In late February 1941, Father Chaillet, Jesuit in Lyon, put him in touch with Henri Frenay and Berty Albrecht and he became involved in the French resistance.

In early 1942, he abandoned propaganda for action and became liaison officer for Jean Moulin, General Charles de Gaulle's representative in France and the leader of the internal Resistance.

After a first airdrop, he was arrested and detained for four months by the Vichy France Police. Upon his release, he continued his mission clandestinely until the end of War. With the Mouvements unis de la Résistance (MUR), he was deeply involved in the organization of radio transmission services and covert air operations for Southern France.

After the Jean Moulin arrest in Caluire, he was ordered by the Bureau Central de Renseignements et d'Action to reorganize the Landing-Airdrop Section (in French "Section Atterrissages-Parachutages" or SAP).

He controlled the SAP until the end of War and was Head of Operations for the Rhône-Alpes Region where he organized the most important covert landing and airdrop operations : several hundred of tons of weapons and equipment and millions of French francs were so routed to the French resistance.

He also organized the transfer of numerous personalities and agents between France and London: General Jean de Lattre de Tassigny, Vincent Auriol, Emmanuel d'Astier de la Vigerie, Jacques Chaban-Delmas, Maurice Bourgès-Maunoury, François de Menthon, Henri Frenay, Daniel Mayer, Christian Pineau, Lucie and Raymond Aubrac.

===After the war===
He joined the military service in 1947 with the rank of lieutenant-colonel.

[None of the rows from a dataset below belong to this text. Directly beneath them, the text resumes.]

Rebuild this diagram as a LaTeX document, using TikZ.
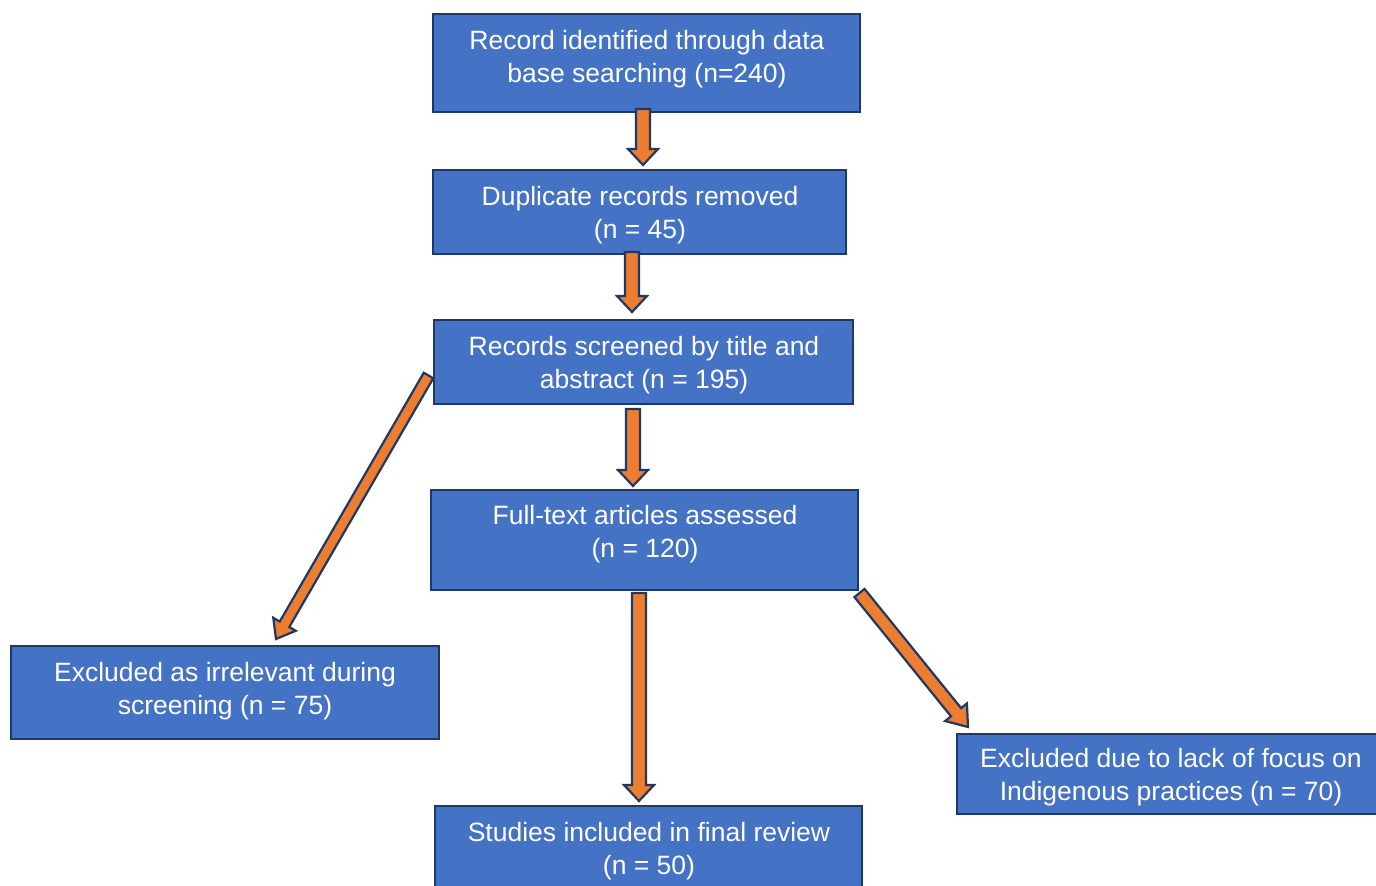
\documentclass[tikz,border=0pt]{standalone}
\usepackage{fontspec}
\setmainfont{Liberation Sans}
\usetikzlibrary{calc}
\definecolor{boxfill}{HTML}{4472C4}
\definecolor{boxline}{HTML}{1F3864}
\definecolor{arrfill}{HTML}{ED7D31}
\tikzset{
  box/.style={draw=boxline, fill=boxfill, line width=2.5pt, inner sep=0pt, anchor=north west, outer sep=0pt},
  txt/.style={text=white, align=center, inner sep=0pt, font=\fontsize{26.5}{33}\selectfont},
  arr/.style={draw=boxline, fill=arrfill, line width=2.2pt, line join=miter},
}
\newcommand\blockarrow[5]{%
  \coordinate (ba-h) at ($(#2)!#5!(#1)$);
  \draw[arr] ($(#1)!#3!90:(#2)$) -- ($(ba-h)!#3!90:(#2)$) -- ($(ba-h)!#4!90:(#2)$) -- (#2)
    -- ($(ba-h)!#4!-90:(#2)$) -- ($(ba-h)!#3!-90:(#2)$) -- ($(#1)!#3!-90:(#2)$) -- cycle;}
\begin{document}
\begin{tikzpicture}[x=1pt,y=-1pt]
\useasboundingbox (0,0) rectangle (1376,886);
% boxes
\node[box, minimum width=427pt, minimum height=98pt] (b1) at (433,14) {};
\node[box, minimum width=413pt, minimum height=84pt] (b2) at (433,170) {};
\node[box, minimum width=419pt, minimum height=84pt] (b3) at (434,320) {};
\node[box, minimum width=427pt, minimum height=100pt] (b4) at (431,490) {};
\node[box, minimum width=428pt, minimum height=93pt] (b5) at (11,646) {};
\node[box, minimum width=424pt, minimum height=80pt] (b6) at (957,734) {};
\node[box, minimum width=427pt, minimum height=95pt] (b7) at (435,806) {};
% texts
\node[txt] (t1) at (647,59) {Record identified through data\\base searching (n=240)};
\node[txt] (t2) at (640,215) {Duplicate records removed\\(n = 45)};
\node[txt] (t3) at (644,365) {Records screened by title and\\abstract (n = 195)};
\node[txt] (t4) at (645,534) {Full-text articles assessed\\(n = 120)};
\node[txt] (t5) at (225,691) {Excluded as irrelevant during\\screening (n = 75)};
\node[txt] (t6) at (1171,777) {Excluded due to lack of focus on\\Indigenous practices (n = 70)};
\node[txt] (t7) at (649,851) {Studies included in final review\\(n = 50)};
% arrow end points
\coordinate (a1s) at ($(b1.south)+(-3.5,-3)$);
\coordinate (a1e) at ($(b2.north)+(3.5,-5)$);
\coordinate (a2s) at ($(b2.south)+(-7.5,-2)$);
\coordinate (a2e) at ($(b3.north)+(-11.5,-8)$);
\coordinate (a3s) at ($(b3.south)+(-10.5,5)$);
\coordinate (a3e) at ($(b4.north)+(-11.5,-4)$);
\coordinate (a4s) at ($(b4.south)+(-5.5,3)$);
\coordinate (a4e) at ($(b7.north)+(-9.5,-5)$);
\coordinate (a5s) at ($(b3.west)+(-5.5,13.5)$);
\coordinate (a5e) at ($(b5.north)+(51,-7)$);
\coordinate (a6s) at ($(b4.south east)+(1.5,3)$);
\coordinate (a6e) at ($(b6.north west)+(11,-7)$);
\blockarrow{a1s}{a1e}{7pt}{15pt}{16pt}
\blockarrow{a2s}{a2e}{7pt}{15pt}{16pt}
\blockarrow{a3s}{a3e}{7pt}{15pt}{16pt}
\blockarrow{a4s}{a4e}{7pt}{15pt}{16pt}
\blockarrow{a5s}{a5e}{5.5pt}{13pt}{17pt}
\blockarrow{a6s}{a6e}{6.5pt}{14pt}{19pt}
\end{tikzpicture}
\end{document}
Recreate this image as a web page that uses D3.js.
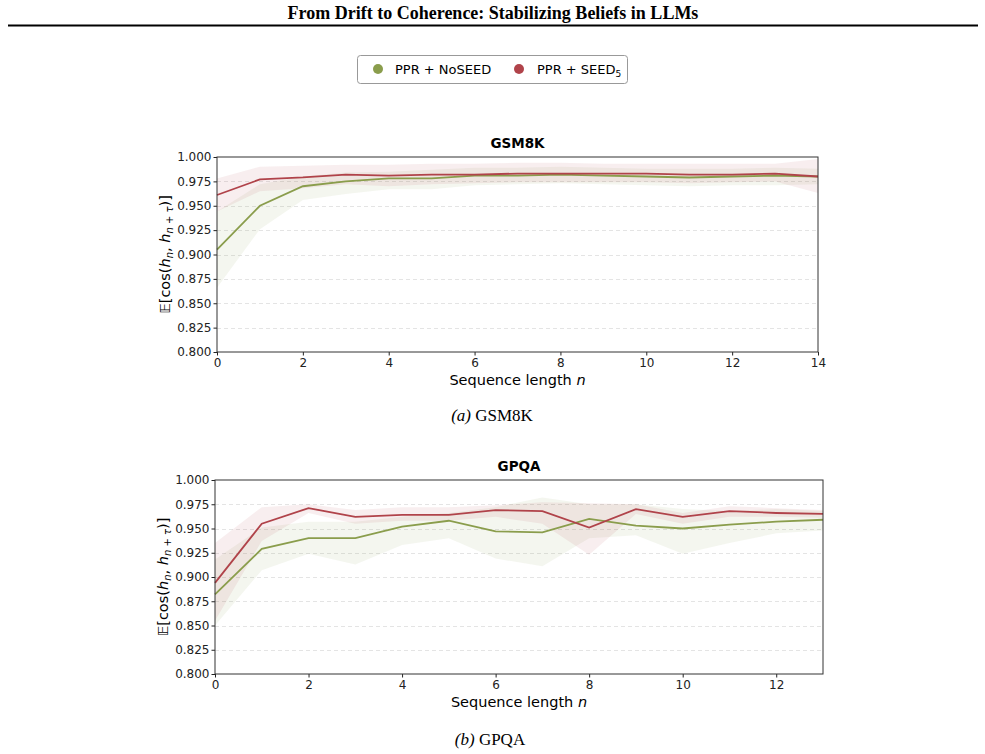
<!DOCTYPE html>
<html>
<head>
<meta charset="utf-8">
<title>From Drift to Coherence</title>
<script src="https://d3js.org/d3.v7.min.js"></script>
<style>
  body { margin: 0; background: #fff; }
  .tick text { font-family: "DejaVu Sans", sans-serif; font-size: 12px; fill: #222; }
  .serif { font-family: "Liberation Serif", "Times New Roman", serif; }
  .sans { font-family: "DejaVu Sans", sans-serif; }
</style>
</head>
<body>
<svg id="fig" width="985" height="754"></svg>
<script>
// ---- data ----
var gsmSteps = [0, 1, 2, 3, 4, 5, 6, 7, 8, 9, 10, 11, 12, 13, 14];
var gsmNoSeed   = [0.905, 0.950, 0.970, 0.975, 0.978, 0.978, 0.981, 0.981, 0.982, 0.981, 0.980, 0.979, 0.980, 0.981, 0.980];
var gsmNoSeedLo = [0.866, 0.926, 0.956, 0.962, 0.967, 0.967, 0.971, 0.972, 0.973, 0.972, 0.971, 0.970, 0.971, 0.971, 0.972];
var gsmNoSeedHi = [0.944, 0.972, 0.980, 0.984, 0.985, 0.987, 0.989, 0.989, 0.990, 0.989, 0.988, 0.988, 0.988, 0.989, 0.988];
var gsmSeed     = [0.961, 0.977, 0.979, 0.982, 0.981, 0.982, 0.982, 0.983, 0.983, 0.983, 0.983, 0.982, 0.982, 0.983, 0.980];
var gsmSeedLo   = [0.944, 0.965, 0.968, 0.972, 0.970, 0.972, 0.973, 0.974, 0.974, 0.974, 0.974, 0.973, 0.974, 0.975, 0.963];
var gsmSeedHi   = [0.978, 0.990, 0.991, 0.992, 0.992, 0.993, 0.993, 0.994, 0.994, 0.993, 0.993, 0.993, 0.993, 0.993, 0.998];

var gpqaSteps = [0, 1, 2, 3, 4, 5, 6, 7, 8, 9, 10, 11, 12, 13];
var gpqaNoSeed   = [0.882, 0.929, 0.940, 0.940, 0.952, 0.958, 0.947, 0.946, 0.960, 0.953, 0.950, 0.954, 0.957, 0.959];
var gpqaNoSeedLo = [0.850, 0.907, 0.924, 0.913, 0.933, 0.940, 0.919, 0.911, 0.940, 0.943, 0.924, 0.935, 0.945, 0.948];
var gpqaNoSeedHi = [0.918, 0.951, 0.957, 0.957, 0.962, 0.966, 0.972, 0.982, 0.975, 0.975, 0.970, 0.968, 0.970, 0.968];
var gpqaSeed     = [0.894, 0.955, 0.971, 0.962, 0.964, 0.964, 0.969, 0.968, 0.951, 0.970, 0.962, 0.968, 0.966, 0.965];
var gpqaSeedLo   = [0.855, 0.937, 0.966, 0.955, 0.958, 0.958, 0.962, 0.955, 0.923, 0.965, 0.955, 0.962, 0.962, 0.961];
var gpqaSeedHi   = [0.935, 0.972, 0.975, 0.969, 0.972, 0.972, 0.974, 0.977, 0.976, 0.975, 0.966, 0.973, 0.971, 0.969];

var yTicks = [0.800, 0.825, 0.850, 0.875, 0.900, 0.925, 0.950, 0.975, 1.000];

var greenColor = "#8a9d4c";
var redColor = "#b0434a";

var svg = d3.select("#fig");

// page header
svg.append("text").attr("class", "serif")
  .attr("x", 493).attr("y", 19).attr("text-anchor", "middle")
  .attr("font-size", 18).attr("font-weight", "bold")
  .text("From Drift to Coherence: Stabilizing Beliefs in LLMs");
svg.append("line").attr("x1", 8).attr("x2", 978).attr("y1", 25.5).attr("y2", 25.5)
  .attr("stroke", "#000").attr("stroke-width", 2);

// legend
var leg = svg.append("g");
leg.append("rect").attr("x", 357.5).attr("y", 55.5).attr("width", 270).attr("height", 28)
  .attr("rx", 3).attr("fill", "#fff").attr("stroke", "#999");
leg.append("circle").attr("cx", 378).attr("cy", 69).attr("r", 5).attr("fill", greenColor);
leg.append("text").attr("class", "sans").attr("x", 395).attr("y", 73.5).attr("font-size", 13)
  .text("PPR + NoSEED");
leg.append("circle").attr("cx", 519).attr("cy", 69).attr("r", 5).attr("fill", redColor);
var lt = leg.append("text").attr("class", "sans").attr("x", 537).attr("y", 73.5).attr("font-size", 13);
lt.append("tspan").text("PPR + SEED");
lt.append("tspan").attr("font-size", 9).attr("dy", 3).text("5");

function drawPanel(cfg) {
  var g = svg.append("g");
  var x = d3.scaleLinear().domain([0, cfg.xMax]).range([cfg.left, cfg.right]);
  var y = d3.scaleLinear().domain([0.8, 1.0]).range([cfg.bottom, cfg.top]);

  // grid
  g.append("g").selectAll("line").data(yTicks.slice(1, -1)).join("line")
    .attr("x1", cfg.left).attr("x2", cfg.right)
    .attr("y1", d => Math.round(y(d)) + 0.5).attr("y2", d => Math.round(y(d)) + 0.5)
    .attr("stroke", "#ddd").attr("stroke-width", 0.8).attr("stroke-dasharray", "4,3");

  var area = d3.area().x(d => x(d.n)).y0(d => y(d.lo)).y1(d => y(d.hi));
  var line = d3.line().x(d => x(d.n)).y(d => y(d.v));

  cfg.series.forEach(function (s) {
    var rows = cfg.steps.map((n, i) => ({ n: n, v: s.mean[i], lo: s.lo[i], hi: s.hi[i] }));
    g.append("path").datum(rows).attr("d", area)
      .attr("fill", s.color).attr("fill-opacity", 0.09);
  });
  cfg.series.forEach(function (s) {
    var rows = cfg.steps.map((n, i) => ({ n: n, v: s.mean[i] }));
    g.append("path").datum(rows).attr("d", line)
      .attr("fill", "none").attr("stroke", s.color).attr("stroke-width", 1.8);
  });

  // axes
  var xAxis = d3.axisBottom(x).tickValues(cfg.xTicks).tickSize(3.5).tickPadding(3).tickFormat(d3.format("d"));
  g.append("g").attr("transform", "translate(0," + cfg.bottom + ")").call(xAxis)
    .call(a => a.select(".domain").remove());
  var yAxis = d3.axisLeft(y).tickValues(yTicks).tickSize(3.5).tickPadding(2).tickFormat(d3.format(".3f"));
  g.append("g").attr("transform", "translate(" + cfg.left + ",0)").call(yAxis)
    .call(a => a.select(".domain").remove());
  g.selectAll(".tick line").attr("stroke", "#222");

  g.append("rect").attr("x", cfg.left).attr("y", cfg.top)
    .attr("width", cfg.right - cfg.left).attr("height", cfg.bottom - cfg.top)
    .attr("fill", "none").attr("stroke", "#333").attr("stroke-width", 1);

  // title
  g.append("text").attr("class", "sans")
    .attr("x", (cfg.left + cfg.right) / 2).attr("y", cfg.top - 9)
    .attr("text-anchor", "middle").attr("font-size", 13.5).attr("font-weight", "bold")
    .text(cfg.title);

  // x label
  var xl = g.append("text").attr("class", "sans")
    .attr("x", (cfg.left + cfg.right) / 2).attr("y", cfg.bottom + 33)
    .attr("text-anchor", "middle").attr("font-size", 14.5);
  xl.append("tspan").text("Sequence length ");
  xl.append("tspan").attr("font-style", "italic").text("n");

  // y label
  var yl = g.append("text").attr("class", "sans")
    .attr("transform", "translate(" + (cfg.left - 47) + "," + ((cfg.top + cfg.bottom) / 2) + ") rotate(-90)")
    .attr("text-anchor", "middle").attr("font-size", 14.5);
  yl.append("tspan").text("\uD835\uDD3C[cos(");
  yl.append("tspan").attr("font-style", "italic").text("h");
  yl.append("tspan").attr("font-style", "italic").attr("font-size", 10).attr("dy", 3).text("n");
  yl.append("tspan").attr("dy", -3).text(", ");
  yl.append("tspan").attr("font-style", "italic").text("h");
  var sub = yl.append("tspan").attr("font-size", 10).attr("dy", 3);
  sub.append("tspan").attr("font-style", "italic").text("n");
  sub.append("tspan").text(" + ");
  sub.append("tspan").attr("font-style", "italic").text("\u03C4");
  yl.append("tspan").attr("dy", -3).text(")]");

  // caption
  var cap = g.append("text").attr("class", "serif")
    .attr("x", cfg.capX).attr("y", cfg.capY).attr("text-anchor", "middle").attr("font-size", 17);
  cap.append("tspan").attr("font-style", "italic").text(cfg.capTag);
  cap.append("tspan").text(" " + cfg.title);
}

drawPanel({
  title: "GSM8K", capTag: "(a)", capX: 492, capY: 421,
  left: 217, right: 818, top: 157, bottom: 352,
  xMax: 14, xTicks: [0, 2, 4, 6, 8, 10, 12, 14], steps: gsmSteps,
  series: [
    { color: greenColor, mean: gsmNoSeed, lo: gsmNoSeedLo, hi: gsmNoSeedHi },
    { color: redColor, mean: gsmSeed, lo: gsmSeedLo, hi: gsmSeedHi }
  ]
});

drawPanel({
  title: "GPQA", capTag: "(b)", capX: 490, capY: 745,
  left: 215, right: 823, top: 480, bottom: 674,
  xMax: 13, xTicks: [0, 2, 4, 6, 8, 10, 12], steps: gpqaSteps,
  series: [
    { color: greenColor, mean: gpqaNoSeed, lo: gpqaNoSeedLo, hi: gpqaNoSeedHi },
    { color: redColor, mean: gpqaSeed, lo: gpqaSeedLo, hi: gpqaSeedHi }
  ]
});
</script>
</body>
</html>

He was Inspector General of the French Armed Forces, then he was sent to Indochina for two years in 1953, to Konstanz in Germany in 1955 then to Algeria in 1956.

From December 1956 to 1959, he was Military Attache in Tokyo, then security adviser in Algeria until Évian Accords.

From November 1962 until 1978, he was a member of the National Assembly, deputy of the Loire Department from 1962 to 1978 and mayor of Montagny, Loire until 1983. During the same period, he sat on the Council of Europe.

He died on 15 December 1998 in Lyon and was buried in Montagny.

==Pseudonyms during French resistance==

- François
- Charles-Henri
- Sif bis
- Galvani
- Marquis

==Military honours==
- Commander of the Legion of Honour
- Order of Liberation
- War Cross 1939–1945 (6 citations)
- Cross for Military Valour (3 citations)
- Medal of the Resistance with Officer rosette
- Colonial Medal with clasp "Far East"
- Cross of the Volunteer Combatant of the Resistance
- Escapees' Medal
- Officer of the Most Excellent Order of the British Empire
- Military Medal
- Order of the Crown (Belgium) (Officer)
- War Cross (Belgium) with Palm
- Czechoslovak War Cross
- Cross for Military Valour (Poland)

==Bibliography==
- Hugh Verity, "We landed by moonlight", Crécy publishing limited, 2000
- Centre d'Histoire de la Résistance et de la Déportation, "Fonds d'archives Geneviève et Paul Rivière" – Les opérations aériennes (atterrissages, parachutages) en zone sud. 1941 - 1944, Les grands fonds d'archives du CHRD, N°1.
- Noguères Henri, Degliame-Fouche Marcel, Vigier Jean-Louis, Histoire de la Résistance en France de 1940 à 1945, 5 vol, Paris, Robert Laffont, 1967–1981.
- Vistel Alban, La nuit sans ombre. Histoire des mouvements unis de résistance, leur rôle dans la libération du sud-est, Paris, Fayard, 1970.
- All the personal archives of Paul et Geneviève Rivière are freely accessible in the Center for the History of the Resistance and Deportation in Lyon, France.